Ведя речь о происхождении детектива и связывая его возникновение с периодом зарождения и становления реалистического искусства, хотелось бы отметить и еще одну, весьма примечательную, особенность. Реализму, как известно, всегда были свойственны поиски новых художественных средств и приемов, писатели-реалисты всегда стремились к совершенствованию самой техники художественного повествования. Автору этих строк в свое время довелось подробно остановиться на данной проблеме[1], поэтому хотелось бы, продолжая наши беседы о великих литературных открытиях, осветить и такой вопрос: не является ли изобретение детектива — как нового, необычного способа повествования — итогом художественных поисков писателей-реалистов? И если это так, то кто же именно этот способ открывал и утверждал?
В литературе бывают порой удивительные, прямо-таки символические совпадения, позволяющие нам проникнуть в суть тех или иных художественных явлений. Вот одно из таких поразительных совпадений, проливающих свет на эти вопросы. В самом начале сороковых годов XIX века в разных уголках Земли почти одновременно появились в печати два произведения. Это — уже упомянутая новелла Эдгара По «Убийство на улице Морг» и роман М. Ю. Лермонтова «Герой нашего времени». Разница между этими произведениями, на первый взгляд, вполне соответствует тому расстоянию, на каком находился один автор от другого в момент выхода в свет их произведений. Действительно, что может быть общего между социально-психологическим романом, рассказывающим о метаниях и страданиях неудовлетворенного, разочарованного жизнью молодого русского дворянина, и детективной новеллой, посвященной раскрытию загадочного убийства на одной из парижских улиц? Казалось бы, абсолютно ничего. Но давайте внимательно проследим, как строят сюжет оба писателя, решающие совершенно разные художественные задачи. Рассказ Э. По начинается с загадки: в закрытой комнате обнаружены два трупа — пожилой дамы и ее дочери, причем самое непонятное — исчезновение убийцы из запертой изнутри квартиры. (Тайна эта в конце концов выясняется, как то и положено во всяком детективе, — убийство совершил гигантский орангутанг, сбежавший от хозяина-матроса и немыслимым прыжком сначала вскочивший в окно комнаты, а потом выскочивший таким же путем). Но ведь и у Лермонтова тоже вначале (в первой главе романа) читателю задается загадка — пусть не детективная, но все равно загадка, каковой является вся история с Бэлой. В самом деле, что руководило странными поступками Печорина? Почему он так настойчиво добивался любви юной черкешенки, а потом вдруг охладел к ней? Откуда вообще у него эти метания, эти дерзкие выходки, эти непонятные колебания в его настроении?

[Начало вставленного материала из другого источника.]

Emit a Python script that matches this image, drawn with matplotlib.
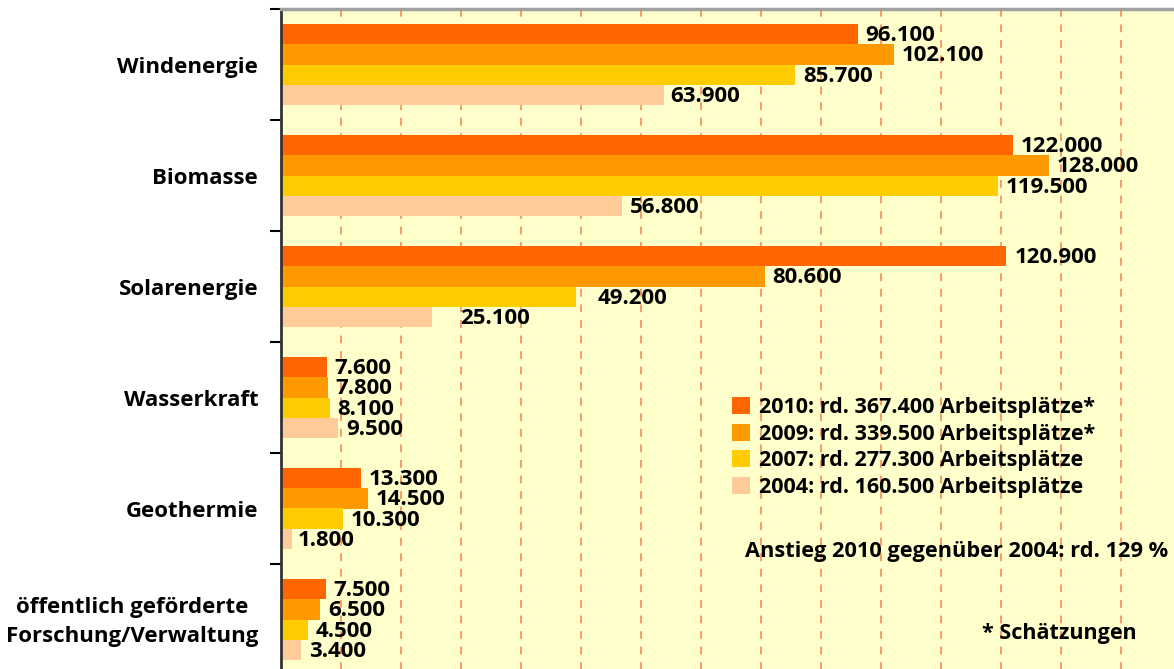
"""
Arbeitsplätze durch erneuerbare Energien nach Sparte (horizontal bars).
"""

import matplotlib

matplotlib.use("Agg")
import matplotlib.pyplot as plt  # noqa: E402
import numpy as np  # noqa: E402
from matplotlib.patches import Patch  # noqa: E402

categories = [
    "Windenergie",
    "Biomasse",
    "Solarenergie",
    "Wasserkraft",
    "Geothermie",
    "öffentlich geförderte\nForschung/Verwaltung",
]
series_names = [
    "2010: rd. 367.400 Arbeitsplätze*",
    "2009: rd. 339.500 Arbeitsplätze*",
    "2007: rd. 277.300 Arbeitsplätze",
    "2004: rd. 160.500 Arbeitsplätze",
]
jobs_2010 = [96100, 122000, 120900, 7600, 13300, 7500]
jobs_2009 = [102100, 128000, 80600, 7800, 14500, 6500]
jobs_2007 = [85700, 119500, 49200, 8100, 10300, 4500]
jobs_2004 = [63900, 56800, 25100, 9500, 1800, 3400]
series = [jobs_2010, jobs_2009, jobs_2007, jobs_2004]

colors = ["#FF6600", "#FF9900", "#FFCC00", "#FFCC99"]
bg = "#FFFFCC"
grid_col = "#FF9966"

plt.rcParams["font.family"] = ["Open Sans", "DejaVu Sans"]
plt.rcParams["font.weight"] = "bold"


def de_fmt(v):
    return f"{v:,}".replace(",", ".")


W, H = 1174, 669
fig = plt.figure(figsize=(W / 100, H / 100), dpi=100)
fig.patch.set_facecolor("white")


def fpx(x, y):
    # pixel position (from top-left) -> figure fraction
    return x / W, 1 - y / H


# axes in pixel coords: left 281, top 9, bottom runs a bit below the image
left, top, bottom = 281, 9, 675
ax = fig.add_axes([left / W, 1 - bottom / H, (W - left + 2) / W, (bottom - top) / H])
ax.set_facecolor(bg)

y = np.arange(len(categories))
bh = 0.184
offsets = (np.arange(4) - 1.5) * bh

for k, vals in enumerate(series):
    ax.barh(y + offsets[k], vals, height=bh, color=colors[k], zorder=2)

# label nudges (in data units) for labels Excel moved off the bar end
nudge = {(2, 3): 3500, (2, 2): 2200, (0, 3): -400, (4, 3): -400}
for k, vals in enumerate(series):
    for i, v in enumerate(vals):
        ax.text(v + 1300 + nudge.get((i, k), 0), y[i] + offsets[k] + 0.012, de_fmt(v),
                ha="left", va="center", fontsize=16, fontweight="bold", zorder=3)

ax.set_xlim(0, (W - left + 2) / 6 * 1000)
ax.set_ylim(len(categories) - 0.5, -0.5)

ax.set_xticks(np.arange(10000, 150000, 10000))
ax.tick_params(axis="x", length=0, labelbottom=False)
ax.xaxis.grid(True, color=grid_col, linestyle=(0, (4, 4)), linewidth=1.4, zorder=1)
ax.set_axisbelow(True)

ax.set_yticks(np.arange(-0.5, len(categories), 1.0))
ax.set_yticklabels([])
ax.tick_params(axis="y", length=8, width=1.5, color="black", direction="out")

for i, name in enumerate(categories):
    ax.text(-3800, y[i] + 0.025, name, ha="right", va="center", fontsize=16,
            fontweight="bold", multialignment="center", linespacing=1.5)

ax.spines["left"].set_color("#333333")
ax.spines["left"].set_linewidth(2)
ax.spines["top"].set_color("#A0A0A0")
ax.spines["top"].set_linewidth(2.5)
ax.spines["right"].set_visible(False)
ax.spines["bottom"].set_visible(False)

handles = [Patch(facecolor=c, edgecolor="none") for c in colors]
leg = ax.legend(handles, series_names, loc="upper left", bbox_to_anchor=fpx(732, 397),
                bbox_transform=fig.transFigure, frameon=False, fontsize=15.5,
                handlelength=0.85, handleheight=0.85, handletextpad=0.4,
                labelspacing=0.26, borderaxespad=0, borderpad=0)
for t in leg.get_texts():
    t.set_fontweight("bold")

fig.text(*fpx(1168, 552), "Anstieg 2010 gegenüber 2004: rd. 129 %",
         ha="right", va="center", fontsize=15.7, fontweight="bold")
fig.text(*fpx(1137, 633), "* Schätzungen",
         ha="right", va="center", fontsize=15.5, fontweight="bold")

fig.savefig("out.png", dpi=100, facecolor="white")
plt.close(fig)
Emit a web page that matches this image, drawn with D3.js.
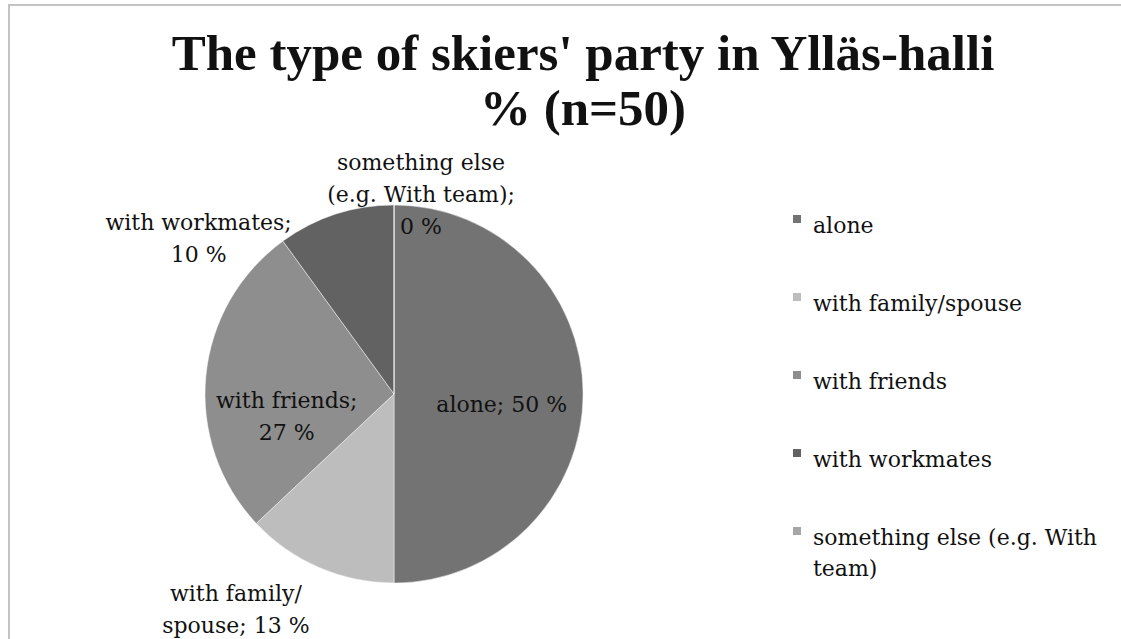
<!DOCTYPE html>
<html><head><meta charset="utf-8">
<script src="https://cdn.jsdelivr.net/npm/d3@7"></script>
<style>
html,body{margin:0;padding:0;background:#fff;}
svg{display:block;}
text{font-family:"DejaVu Serif","Liberation Serif",serif;fill:#111;}
</style></head><body>
<svg id="chart" width="1121" height="639"></svg>
<script>
const categories = ["alone", "with family/spouse", "with friends", "with workmates", "something else (e.g. With team)"];
const values = [50, 13, 27, 10, 0];
const colors = ["#737373", "#bdbdbd", "#8e8e8e", "#626262", "#a6a6a6"];
const labelLines = [
  ["alone; 50 %"],
  ["with family/", "spouse; 13 %"],
  ["with friends;", "27 %"],
  ["with workmates;", "10 %"],
  ["something else", "(e.g. With team);", "0 %"]
];
const legendLines = [
  ["alone"],
  ["with family/spouse"],
  ["with friends"],
  ["with workmates"],
  ["something else (e.g. With", "team)"]
];
const titleLines = ["The type of skiers' party in Ylläs-halli", "% (n=50)"];

// layout (not data)
const W = 1121, H = 639;
const cx = 394, cy = 394, R = 189;
const labelFont = 22, labelLH = 32;
// label placement: radius factor along slice mid-angle, plus fine offset
const labelPlace = [
  {k: 0.57, dx: 0, dy: 10},
  {k: 1.12, dx: -74, dy: 21},
  {k: 0.57, dx: 0, dy: 32},
  {k: 1.12, dx: -130, dy: 46},
  {k: 1.04, dx: 27, dy: -3}
];

const svg = d3.select("#chart");
svg.append("rect").attr("x", 9).attr("y", 5).attr("width", W + 20).attr("height", H + 20)
  .attr("fill", "#fff").attr("stroke", "#c3c3c3").attr("stroke-width", 2);

// title
const title = svg.append("text").attr("text-anchor", "middle")
  .style("font-family", "'Liberation Serif', serif")
  .style("font-weight", "bold").style("font-size", "51px");
titleLines.forEach((t, i) => {
  title.append("tspan").attr("x", 583).attr("y", 70 + i * 55).text(t);
});

const pie = d3.pie().sort(null).value(d => d)(values);
const arc = d3.arc().innerRadius(0).outerRadius(R);
const g = svg.append("g").attr("transform", `translate(${cx},${cy})`);
g.selectAll("path").data(pie).join("path")
  .attr("d", arc)
  .attr("fill", (d, i) => colors[i])
  .attr("stroke", "#fff").attr("stroke-width", 0.8).attr("stroke-opacity", 0.6);

// data labels
pie.forEach((d, i) => {
  const p = labelPlace[i];
  const a = (d.startAngle + d.endAngle) / 2;
  const x = Math.sin(a) * R * p.k + p.dx;
  const y = -Math.cos(a) * R * p.k + p.dy;
  const lines = labelLines[i];
  const t = g.append("text").attr("text-anchor", "middle").style("font-size", labelFont + "px");
  const y0 = y - (lines.length - 1) * labelLH / 2 + labelFont * 0.35;
  lines.forEach((s, j) => t.append("tspan").attr("x", x).attr("y", y0 + j * labelLH).text(s));
});

// legend
const lg = svg.append("g").attr("transform", "translate(793,0)");
const legY = d3.scalePoint().domain(categories).range([233, 545]);
categories.forEach((c, i) => {
  const y = legY(c);
  lg.append("rect").attr("x", 0).attr("y", y - 18).attr("width", 8).attr("height", 8).attr("fill", colors[i]);
  const t = lg.append("text").attr("x", 20).attr("y", y).style("font-size", labelFont + "px");
  legendLines[i].forEach((s, j) => t.append("tspan").attr("x", 20).attr("y", y + j * 31).text(s));
});
</script>
</body></html>
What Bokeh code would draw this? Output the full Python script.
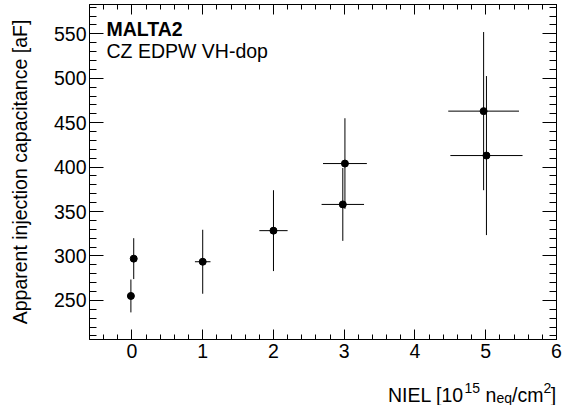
from bokeh.embed import file_html
from bokeh.layouts import column
from bokeh.models import CustomJSTickFormatter, Label, LinearAxis, Range1d, SingleIntervalTicker
from bokeh.plotting import figure
from bokeh.resources import INLINE

# Apparent injection capacitance versus irradiation fluence (NIEL)
niel = [-0.015, 0.025, 1.0, 2.0, 2.98, 3.01, 4.97, 5.01]
niel_err = [0.0, 0.0, 0.11, 0.2, 0.3, 0.31, 0.5, 0.51]
capacitance = [255, 297, 293.5, 328.5, 358, 404, 463, 413]
capacitance_err = [18.5, 23, 36, 45.5, 41, 51, 89, 89.5]

FONT = "Liberation Sans"
SIZE = "19.5px"
W = 570
MAIN_H, TITLE_H = 368, 37
LEFT, RIGHT, TOP, BOTTOM = 89, 14, 4, 29

p = figure(
    width=W, height=MAIN_H,
    x_range=Range1d(-0.6, 6.0), y_range=Range1d(206, 583),
    output_backend="svg", toolbar_location=None,
    x_axis_location=None, y_axis_location=None,
    min_border_left=LEFT, min_border_right=RIGHT,
    min_border_top=TOP, min_border_bottom=BOTTOM,
)
p.background_fill_color = "white"
p.border_fill_color = "white"
p.outline_line_color = "black"
p.outline_line_width = 1
p.xgrid.visible = False
p.ygrid.visible = False


def make_axis(ticker, tick_in, minor_in, show_labels):
    ax = LinearAxis(ticker=ticker)
    ax.axis_line_color = "black"
    ax.major_tick_line_color = "black"
    ax.minor_tick_line_color = "black"
    ax.major_tick_in = tick_in
    ax.major_tick_out = 0
    ax.minor_tick_in = minor_in
    ax.minor_tick_out = 0
    ax.major_label_text_font = FONT
    ax.major_label_text_color = "black"
    ax.major_label_text_font_size = SIZE
    if not show_labels:
        ax.formatter = CustomJSTickFormatter(code="return ''")
        ax.major_label_standoff = 0
    return ax


xt = SingleIntervalTicker(interval=1, num_minor_ticks=5)
yt = SingleIntervalTicker(interval=50, num_minor_ticks=5)

xb = make_axis(xt, 10, 5, True)
xb.major_label_standoff = 4
p.add_layout(xb, "below")
p.add_layout(make_axis(xt, 10, 5, False), "above")

yl = make_axis(yt, 14, 7, True)
yl.major_label_standoff = 3
yl.axis_label = "Apparent injection capacitance [aF]"
yl.axis_label_text_font = FONT
yl.axis_label_text_font_size = SIZE
yl.axis_label_text_font_style = "normal"
yl.axis_label_text_color = "black"
yl.axis_label_standoff = 20
p.add_layout(yl, "left")
p.add_layout(make_axis(yt, 14, 7, False), "right")

# error bars and markers
x_lo = [x - e for x, e in zip(niel, niel_err)]
x_hi = [x + e for x, e in zip(niel, niel_err)]
y_lo = [y - e for y, e in zip(capacitance, capacitance_err)]
y_hi = [y + e for y, e in zip(capacitance, capacitance_err)]

p.segment(x0=x_lo, x1=x_hi, y0=capacitance, y1=capacitance,
          line_color="black", line_width=1)
p.segment(x0=niel, x1=niel, y0=y_lo, y1=y_hi,
          line_color="black", line_width=1)
p.scatter(niel, capacitance, size=7, marker="circle",
          fill_color="black", line_color="black")


def frame_text(fig, frame_h, text, cx, cy, size, style="normal"):
    """Text with its baseline at pixel (cx, cy); frames start at x=LEFT, cy from frame top."""
    fig.add_layout(Label(
        x=cx - LEFT, y=frame_h - cy, x_units="screen", y_units="screen",
        text=text, text_font=FONT, text_font_size=size,
        text_font_style=style, text_color="black",
        text_align="left", text_baseline="alphabetic",
    ))


# caption inside the frame
FRAME_H = MAIN_H - TOP - BOTTOM
frame_text(p, FRAME_H, "MALTA2", 106, 28 - TOP, SIZE, style="bold")
frame_text(p, FRAME_H, "CZ EDPW VH-dop", 106, 50 - TOP, SIZE)

# strip below the plot carrying the x axis title: NIEL [10^15 n_eq/cm^2]
t = figure(
    width=W, height=TITLE_H,
    x_range=Range1d(0, 1), y_range=Range1d(0, 1),
    output_backend="svg", toolbar_location=None,
    x_axis_location=None, y_axis_location=None,
    min_border_left=0, min_border_right=0, min_border_top=0, min_border_bottom=0,
)
t.outline_line_color = None
t.background_fill_color = "white"
t.border_fill_color = "white"
t.xgrid.visible = False
t.ygrid.visible = False

SCRIPT = "14px"
base, sup, sub = 394 - MAIN_H, 387 - MAIN_H, 397 - MAIN_H
frame_text(t, TITLE_H, "NIEL [10", 387.5, base, SIZE)
frame_text(t, TITLE_H, "15", 464, sup, SCRIPT)
frame_text(t, TITLE_H, "n", 485, base, SIZE)
frame_text(t, TITLE_H, "eq", 496, sub, SCRIPT)
frame_text(t, TITLE_H, "/cm", 511.5, base, SIZE)
frame_text(t, TITLE_H, "2", 543, sup, SCRIPT)
frame_text(t, TITLE_H, "]", 550.3, base, SIZE)

layout = column(p, t, spacing=0)
open("out.html", "w").write(file_html(layout, INLINE))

«Славный был малый, смею вас уверить, — говорит о Печорине Максим Максимыч, — только немножко странен. Ведь, например, в дождик, в холод, целый день на охоте, все иззябнут, устанут, — а ему ничего. А другой раз сидит у себя в комнате, ветер пахнет, уверяет, что простудился, ставнем стукнет, он вздрогнет и побледнеет…»
Повторяю: загадки эти отнюдь не детективного порядка (хотя Печорина можно в какой-то степени считать преступником), однако для их разрешения Лермонтов прибегает точно к такому же способу повествования, что и Эдгар По. Оба автора начинают раскручивать действие в обратном порядке, переходя от настоящего к прошлому. Мсье Огюст Дюпен, ведущий расследование на улице Морг, начинает скрупулезно собирать все факты, имевшие место до преступления, причем нередко новый факт заставляет его идти все дальше и дальше в прошлое. Тем же методом — все дальше и глубже в прошлое героя — идет Лермонтов, раскрывая нам тайну Печорина, объясняя причины его более чем странного поведения. У Лермонтова в его романе все перепутано, перевернуто, переставлено, здесь нет никакой временной последовательности (события, рассказанные в первой главе «Бэла», произошли после истории с княжной Мери, глава «Фаталист», долженствующая по времени следовать за «Бэлой», тем не менее помещена в конце романа, а глава «Максим Максимыч», где мы видим «позднего» Печорина — накануне его смерти, — относится к начальным главам романа). Но вся эта нарушенная хронология подчинена строгой логике постепенного раскрытия характера героя, исследования всех его странностей и аномалий, всех обстоятельств и условий, способствовавших формированию этого «лишнего человека» — «злодея поневоле» — как назвал его Белинский. Роман Лермонтова — тоже своего рода детектив, если отталкиваться от изначального смысла данного понятия (detectio по-латыни «раскрытие»), притом, как мы убедились, здесь тоже раскрывается тайна, загадка, каковой является и сам герой, и все его поступки.
1
См. «Собеседник», выпуски 2, 4, 5. А также книгу Владимира Шапошникова «Великие литературные открытия», Новосибирск, Западно-Сибирское книжное издательство, 1981.